Pericardiocentesis is typically performed in the right 5th, 6th, or 7th intercostal space with the patient in left lateral recumbency. The procedure is performed from the right to avoid laceration of a coronary artery while the catheter is placed. Local anesthesia of the procedure site is performed, and an over-the–needle catheter with syringe and stopcock is steadily advanced through the skin and intercostal muscles into the pericardial sac. The catheter is advanced and the needle withdrawn when a fluid flash is obtained. Advancement of the catheter system should be stopped at any point if cardiac pulsations or ventricular arrhythmias are noted. Fluid should be removed from the sac with slow, steady suction as aggressive suction may irritate the epicardial surface and lead to ventricular arrhythmias. Pericardial effusion has a bloody appearance in almost all cases of neoplastic and non-neoplastic disease. If there is a question as to whether the catheter has entered the heart, monitor the sample for clotting and compare the PCV of the pericardial fluid to the peripheral fluid.
The long term prognosis is guarded with all forms of neoplastic disease, but patients with aortic body tumors or ectopic thyroid adenomas may do well for periods of > than 15 months with pericardiectomy as the sole treatment method. Hemangiosarcoma is typically an extremely aggressive tumor type, but our practice has achieved an anecdotal average good quality survival time of 6 months with Adriamycin as a single agent chemotherapy in patients without gross metastatic disease at the time of diagnosis. Mesothelioma and myocardial lymphoma carry a grave prognosis.
Pericardiocentesis alone has been reported to yield a clinical cure in approximately 50% of dogs with idiopathic pericardial effusion. If the effusion recurs, average time to recurrence is less than 4 weeks, although patients may have recurrent effusion as long as 9 months after the initial episode. Options for managing recurrent effusion include 1) repeat pericardiocentesis alone 2) pericardiocentesis followed by immunosuppressive therapy with corticosteroids or colchicine and non-steroidal anti-inflammatories 3) pericardiectomy.

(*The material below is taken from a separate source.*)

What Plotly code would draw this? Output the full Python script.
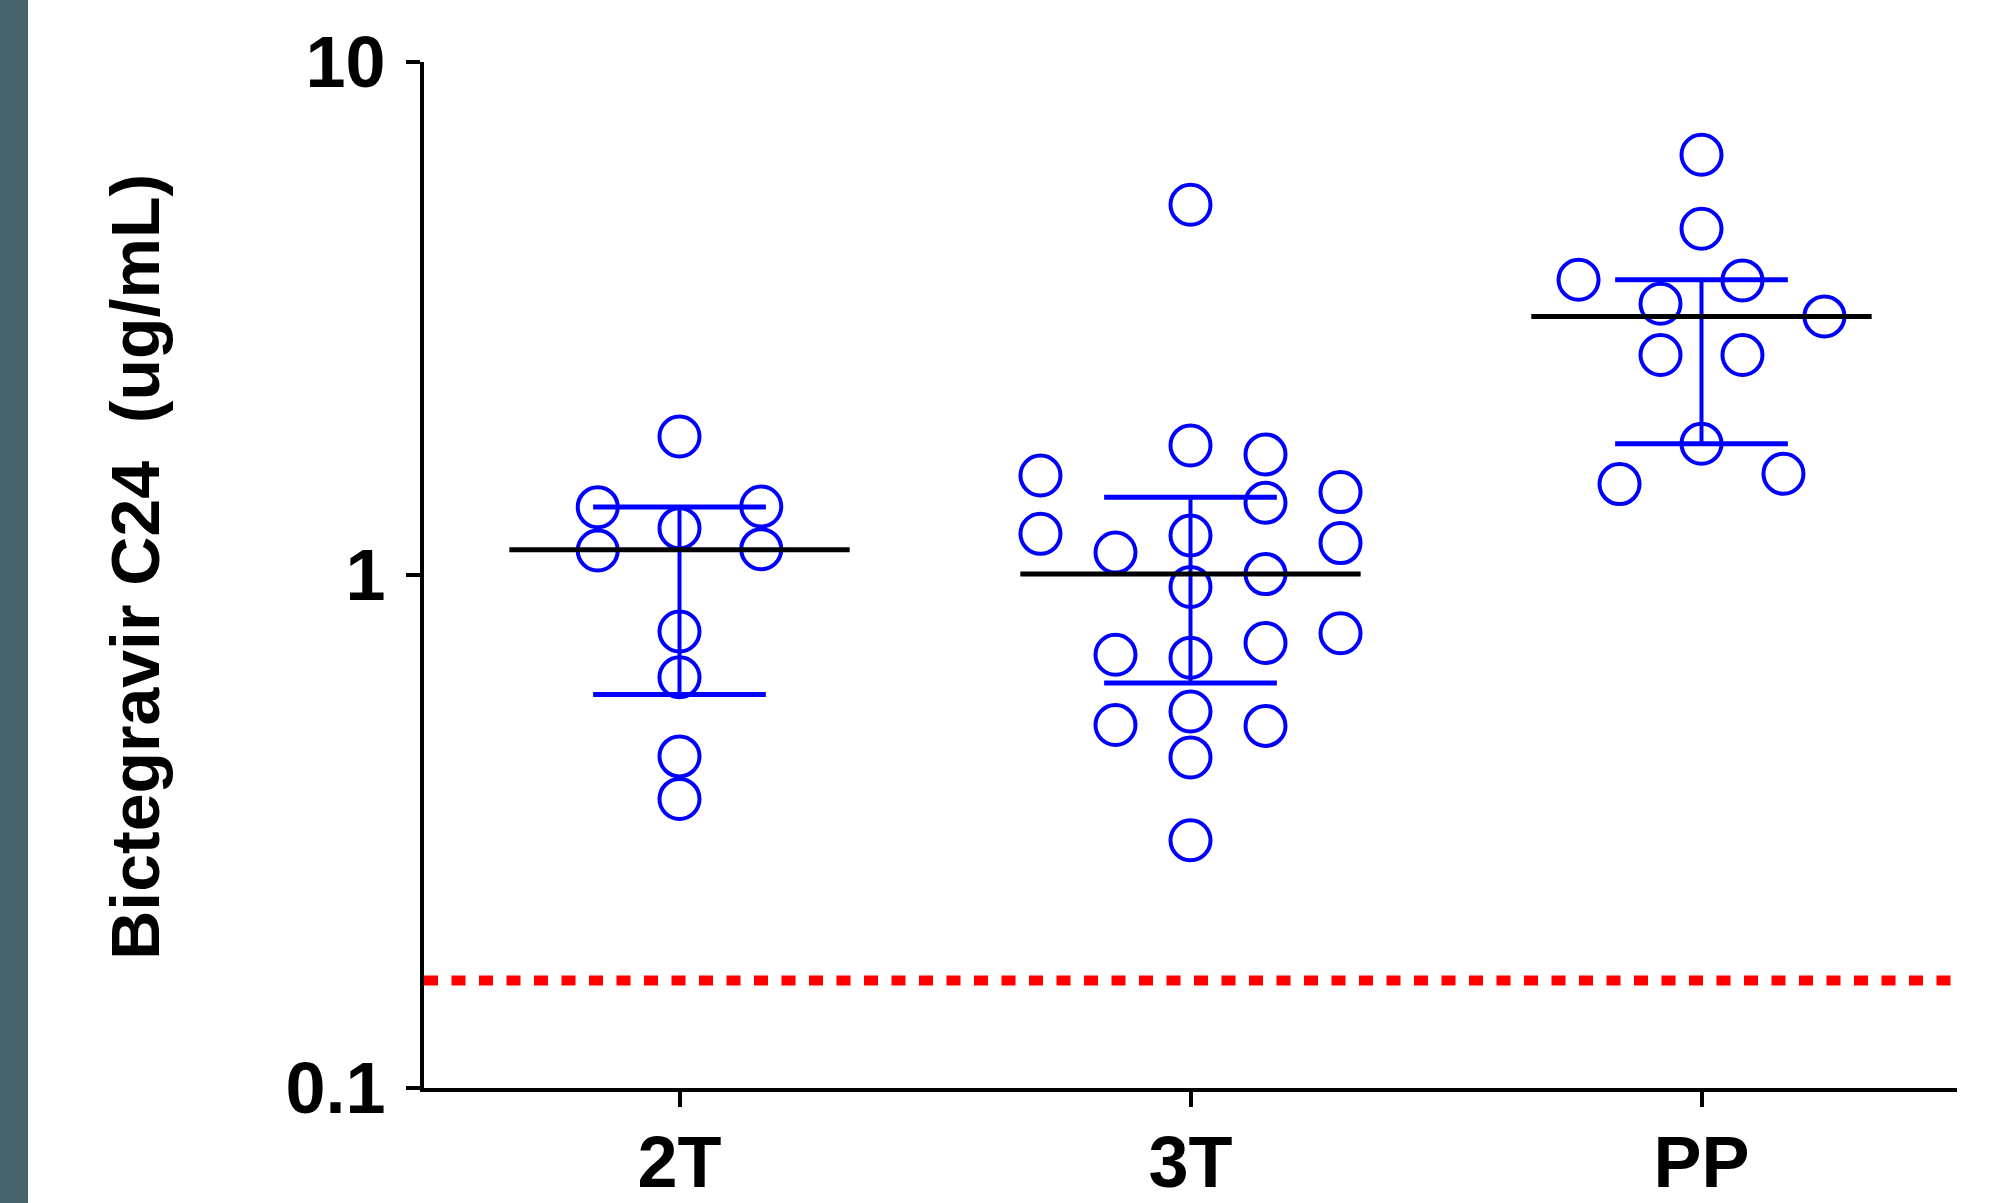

Recurrent idiopathic effusions or other processes, such as a migrating foreign body, may lead to progressive pericardial hypertrophy and fibrosis. In these cases, the stiffened pericardial sac can lead to constrictive pericarditis with little or no fluid accumulation in the pericardial sac. Diagnosis is made by clinical presentation, echocardiographic findings, and classic venous pressure wave changes. Treatment requires aggressive pericardiectomy but is highly rewarding in many cases.